__Recorded data__.
______________________________

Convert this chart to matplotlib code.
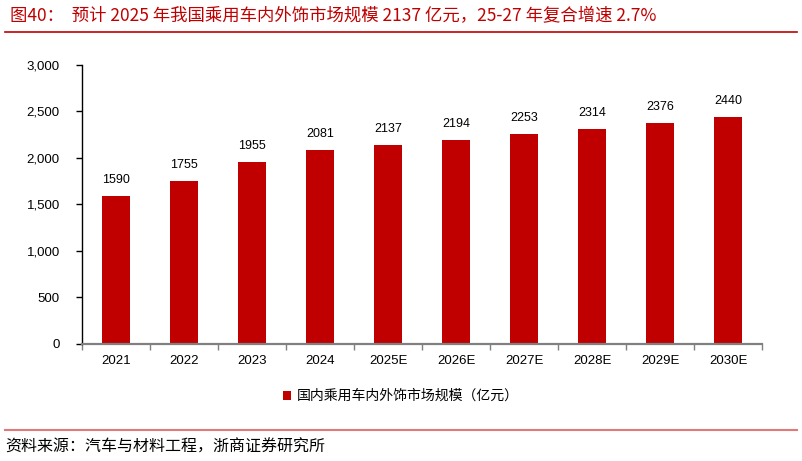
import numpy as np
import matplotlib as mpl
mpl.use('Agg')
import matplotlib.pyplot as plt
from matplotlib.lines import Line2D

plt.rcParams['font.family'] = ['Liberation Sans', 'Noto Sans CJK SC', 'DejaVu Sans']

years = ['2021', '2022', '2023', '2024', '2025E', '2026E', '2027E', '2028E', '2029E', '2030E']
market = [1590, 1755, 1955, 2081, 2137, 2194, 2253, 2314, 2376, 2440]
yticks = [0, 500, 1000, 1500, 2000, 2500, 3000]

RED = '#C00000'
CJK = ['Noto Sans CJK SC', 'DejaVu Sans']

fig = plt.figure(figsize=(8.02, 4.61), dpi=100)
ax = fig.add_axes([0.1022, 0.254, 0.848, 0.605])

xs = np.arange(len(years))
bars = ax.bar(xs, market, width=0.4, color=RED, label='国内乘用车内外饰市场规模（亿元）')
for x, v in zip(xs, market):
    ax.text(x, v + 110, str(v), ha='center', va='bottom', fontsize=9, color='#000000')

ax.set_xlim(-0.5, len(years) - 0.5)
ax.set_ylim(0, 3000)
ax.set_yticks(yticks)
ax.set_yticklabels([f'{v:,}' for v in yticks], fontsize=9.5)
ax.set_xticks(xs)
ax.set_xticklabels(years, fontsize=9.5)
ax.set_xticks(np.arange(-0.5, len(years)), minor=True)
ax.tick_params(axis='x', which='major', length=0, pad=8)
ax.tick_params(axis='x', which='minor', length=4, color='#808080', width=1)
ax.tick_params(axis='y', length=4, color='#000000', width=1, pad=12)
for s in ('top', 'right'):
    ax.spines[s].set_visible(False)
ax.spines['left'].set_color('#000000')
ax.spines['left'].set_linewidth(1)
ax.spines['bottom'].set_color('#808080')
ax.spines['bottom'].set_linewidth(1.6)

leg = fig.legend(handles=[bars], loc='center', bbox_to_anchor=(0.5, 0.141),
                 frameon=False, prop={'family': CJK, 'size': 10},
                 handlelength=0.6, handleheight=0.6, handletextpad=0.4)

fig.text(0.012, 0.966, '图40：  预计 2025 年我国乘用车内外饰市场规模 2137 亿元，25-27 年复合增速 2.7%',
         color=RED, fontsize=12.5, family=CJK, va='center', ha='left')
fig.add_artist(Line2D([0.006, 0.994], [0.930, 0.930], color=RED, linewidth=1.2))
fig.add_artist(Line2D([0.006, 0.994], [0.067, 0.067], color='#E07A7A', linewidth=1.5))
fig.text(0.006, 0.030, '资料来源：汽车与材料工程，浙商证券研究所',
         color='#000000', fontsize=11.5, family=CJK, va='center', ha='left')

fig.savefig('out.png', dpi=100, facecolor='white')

______________________________

__Work instructions__. For the listing above, identify each line bearing "matplotlib".

__Exercise answer__.
Convert this chart to matplotlib code.
import matplotlib as mpl
import matplotlib.pyplot as plt
from matplotlib.lines import Line2D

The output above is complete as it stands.